══ DATA PROVIDED

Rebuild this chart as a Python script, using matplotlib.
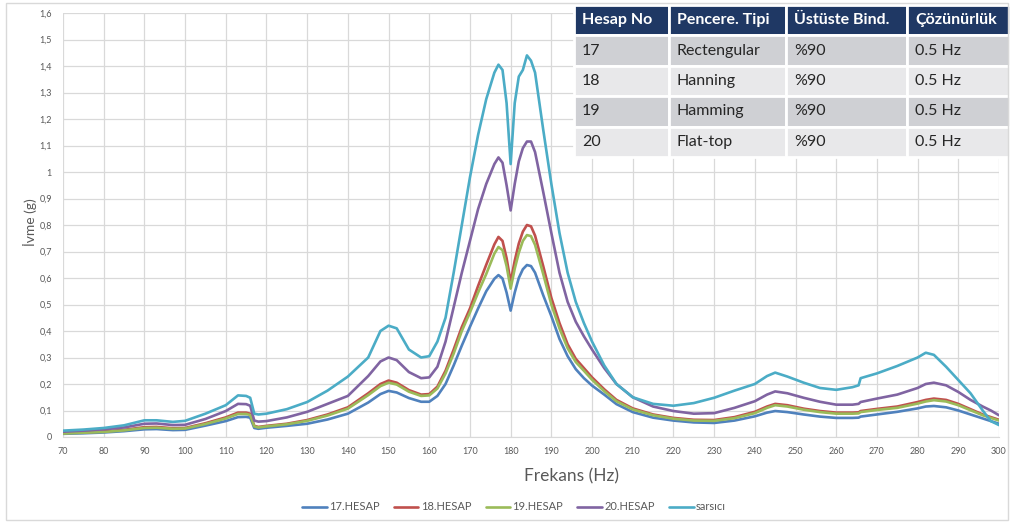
import matplotlib
matplotlib.use("Agg")
import matplotlib.pyplot as plt
from matplotlib.patches import Rectangle

plt.rcParams['font.family'] = ['Lato', 'DejaVu Sans']

freq = [70, 75, 80, 85, 90, 93, 97, 100, 105, 110, 113, 115, 116, 117, 118, 120,
        125, 130, 135, 140, 145, 148, 150, 152, 155, 158, 160, 162, 164, 166, 168,
        170, 172, 174, 176, 177, 178, 179, 180, 181, 182, 183, 184, 185, 186, 188,
        190, 192, 194, 196, 198, 200, 203, 206, 210, 215, 220, 225, 230, 235, 240,
        243, 245, 248, 252, 256, 260, 264, 265.5, 266, 270, 275, 280, 282, 284, 287,
        290, 293, 296, 298, 300]

hesap17 = [0.012, 0.014, 0.017, 0.022, 0.029, 0.030, 0.026, 0.027, 0.043, 0.060, 0.075, 0.076, 0.073, 0.034, 0.031, 0.035,
           0.042, 0.050, 0.066, 0.088, 0.130, 0.162, 0.174, 0.168, 0.147, 0.133, 0.133, 0.155, 0.200, 0.270, 0.345,
           0.416, 0.485, 0.550, 0.597, 0.611, 0.598, 0.545, 0.477, 0.545, 0.600, 0.633, 0.649, 0.645, 0.620, 0.535,
           0.456, 0.370, 0.305, 0.256, 0.222, 0.194, 0.160, 0.124, 0.094, 0.073, 0.062, 0.055, 0.053, 0.062, 0.078,
           0.092, 0.098, 0.094, 0.085, 0.077, 0.072, 0.072, 0.073, 0.077, 0.085, 0.095, 0.108, 0.115, 0.117, 0.112,
           0.100, 0.085, 0.070, 0.060, 0.050]

hesap18 = [0.015, 0.018, 0.021, 0.027, 0.037, 0.038, 0.033, 0.034, 0.052, 0.074, 0.092, 0.092, 0.088, 0.042, 0.038, 0.042,
           0.050, 0.064, 0.085, 0.112, 0.165, 0.200, 0.213, 0.205, 0.177, 0.160, 0.162, 0.190, 0.250, 0.330, 0.415,
           0.485, 0.570, 0.650, 0.727, 0.755, 0.740, 0.675, 0.585, 0.665, 0.730, 0.775, 0.800, 0.795, 0.760, 0.645,
           0.525, 0.430, 0.350, 0.295, 0.260, 0.225, 0.180, 0.140, 0.108, 0.085, 0.072, 0.065, 0.064, 0.075, 0.095,
           0.115, 0.125, 0.120, 0.107, 0.098, 0.092, 0.092, 0.093, 0.098, 0.106, 0.115, 0.132, 0.140, 0.145, 0.140,
           0.125, 0.105, 0.085, 0.075, 0.065]

hesap19 = [0.013, 0.016, 0.019, 0.025, 0.034, 0.035, 0.031, 0.032, 0.049, 0.070, 0.087, 0.087, 0.083, 0.040, 0.036, 0.040,
           0.048, 0.061, 0.081, 0.107, 0.158, 0.192, 0.205, 0.198, 0.171, 0.155, 0.157, 0.183, 0.240, 0.315, 0.400,
           0.470, 0.545, 0.615, 0.692, 0.717, 0.705, 0.645, 0.560, 0.635, 0.695, 0.740, 0.762, 0.758, 0.725, 0.615,
           0.500, 0.410, 0.335, 0.283, 0.250, 0.216, 0.173, 0.135, 0.104, 0.082, 0.069, 0.062, 0.061, 0.071, 0.090,
           0.110, 0.120, 0.115, 0.103, 0.094, 0.088, 0.088, 0.089, 0.094, 0.102, 0.110, 0.126, 0.134, 0.139, 0.134,
           0.120, 0.101, 0.082, 0.072, 0.062]

hesap20 = [0.020, 0.024, 0.029, 0.036, 0.050, 0.051, 0.045, 0.046, 0.068, 0.098, 0.125, 0.124, 0.118, 0.062, 0.058, 0.060,
           0.074, 0.095, 0.125, 0.155, 0.230, 0.285, 0.300, 0.290, 0.245, 0.222, 0.225, 0.265, 0.360, 0.490, 0.620,
           0.740, 0.860, 0.955, 1.030, 1.055, 1.035, 0.950, 0.855, 0.955, 1.040, 1.090, 1.115, 1.115, 1.075, 0.925,
           0.770, 0.620, 0.510, 0.435, 0.380, 0.330, 0.260, 0.200, 0.150, 0.115, 0.098, 0.088, 0.090, 0.110, 0.135,
           0.160, 0.172, 0.165, 0.148, 0.133, 0.122, 0.122, 0.125, 0.132, 0.145, 0.160, 0.185, 0.200, 0.205, 0.195,
           0.170, 0.140, 0.115, 0.100, 0.082]

sarsici = [0.024, 0.028, 0.034, 0.044, 0.063, 0.063, 0.057, 0.061, 0.088, 0.120, 0.157, 0.155, 0.148, 0.088, 0.085, 0.088,
           0.105, 0.132, 0.175, 0.228, 0.300, 0.400, 0.420, 0.410, 0.330, 0.300, 0.305, 0.360, 0.450, 0.620, 0.800,
           0.980, 1.140, 1.275, 1.375, 1.405, 1.385, 1.260, 1.030, 1.260, 1.360, 1.385, 1.440, 1.420, 1.375, 1.160,
           0.955, 0.770, 0.620, 0.510, 0.430, 0.360, 0.270, 0.200, 0.150, 0.125, 0.118, 0.128, 0.148, 0.175, 0.200,
           0.230, 0.243, 0.228, 0.205, 0.185, 0.178, 0.188, 0.195, 0.222, 0.240, 0.268, 0.300, 0.318, 0.310, 0.265,
           0.215, 0.165, 0.100, 0.060, 0.045]

series_names = ['17.HESAP', '18.HESAP', '19.HESAP', '20.HESAP', 'sarsıcı']
series_colors = ['#4F81BD', '#C0504D', '#9BBB59', '#8064A2', '#4BACC6']

x_ticks = list(range(70, 301, 10))
y_ticks = [i / 10 for i in range(0, 17)]
y_tick_labels = ['0', '0,1', '0,2', '0,3', '0,4', '0,5', '0,6', '0,7', '0,8', '0,9',
                 '1', '1,1', '1,2', '1,3', '1,4', '1,5', '1,6']

table_header = ['Hesap No', 'Pencere. Tipi', 'Üstüste Bind.', 'Çözünürlük']
table_rows = [['17', 'Rectengular', '%90', '0.5 Hz'],
              ['18', 'Hanning', '%90', '0.5 Hz'],
              ['19', 'Hamming', '%90', '0.5 Hz'],
              ['20', 'Flat-top', '%90', '0.5 Hz']]

W, H = 1012, 524
fig = plt.figure(figsize=(W / 100, H / 100), dpi=100)
fig.patch.set_facecolor('white')

# outer chart border
fig.patches.append(Rectangle((6 / W, 1 - 520 / H), 1002 / W, 517 / H,
                             transform=fig.transFigure, fill=False,
                             edgecolor='#D9D9D9', linewidth=1))

ax = fig.add_axes([63 / W, 1 - 437 / H, 936 / W, 424 / H])
data = [hesap17, hesap18, hesap19, hesap20, sarsici]
for vals, name, col in zip(data, series_names, series_colors):
    ax.plot(freq, vals, color=col, linewidth=1.9, label=name,
            solid_joinstyle='round', solid_capstyle='round')

ax.set_xlim(70, 300)
ax.set_ylim(0, 1.6)
ax.set_xticks(x_ticks)
ax.set_yticks(y_ticks)
ax.set_yticklabels(y_tick_labels)
ax.grid(True, color='#D9D9D9', linewidth=0.9)
ax.set_axisbelow(True)
for s in ['top', 'right', 'left']:
    ax.spines[s].set_visible(False)
ax.spines['bottom'].set_color('#D9D9D9')
ax.tick_params(length=0, labelsize=6.5, labelcolor='#595959')
ax.tick_params(axis='x', pad=7)
ax.tick_params(axis='y', pad=8)

fig.text(30 / W, 1 - 222 / H, 'İvme (g)', rotation=90, ha='center', va='center',
         fontsize=10, color='#595959')
fig.text(572 / W, 1 - 476 / H, 'Frekans (Hz)', ha='center', va='center',
         fontsize=12.5, color='#595959')

leg = fig.legend(loc='center', bbox_to_anchor=(514 / W, 1 - 507 / H), ncol=5,
                 frameon=False, fontsize=8, handlelength=2.2, handletextpad=0.2,
                 columnspacing=1.3)
for t in leg.get_texts():
    t.set_color('#595959')

# table in the upper right
tax = fig.add_axes([574 / W, 1 - 157 / H, 436 / W, 152 / H])
tax.axis('off')
col_px = [95, 117, 121, 103]
tbl = tax.table(cellText=table_rows, colLabels=table_header, cellLoc='left',
                colLoc='left', colWidths=[c / sum(col_px) for c in col_px],
                bbox=[0, 0, 1, 1])
tbl.auto_set_font_size(False)
row_colors = ['#CFD0D4', '#E8E8EA', '#CFD0D4', '#E8E8EA']
for (r, c), cell in tbl.get_celld().items():
    cell.set_edgecolor('white')
    cell.set_linewidth(2)
    cell.PAD = 8 / col_px[c]
    txt = cell.get_text()
    if r == 0:
        cell.set_facecolor('#1F3864')
        txt.set_color('white')
        txt.set_fontweight('bold')
        txt.set_fontsize(11.5)
    else:
        cell.set_facecolor(row_colors[r - 1])
        txt.set_color('#262626')
        txt.set_fontsize(11.5)

fig.savefig('out.png', dpi=100)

════

EXERCISE INSTRUCTIONS »
Please extract exactly the lines of the data, from the first through the line containing "plt.rcParams['font.family'] = ['Lato', 'DejaVu", and add no pictures to the copy.

EXERCISE RESPONSE »
Rebuild this chart as a Python script, using matplotlib.
import matplotlib
matplotlib.use("Agg")
import matplotlib.pyplot as plt
from matplotlib.patches import Rectangle

plt.rcParams['font.family'] = ['Lato', 'DejaVu Sans']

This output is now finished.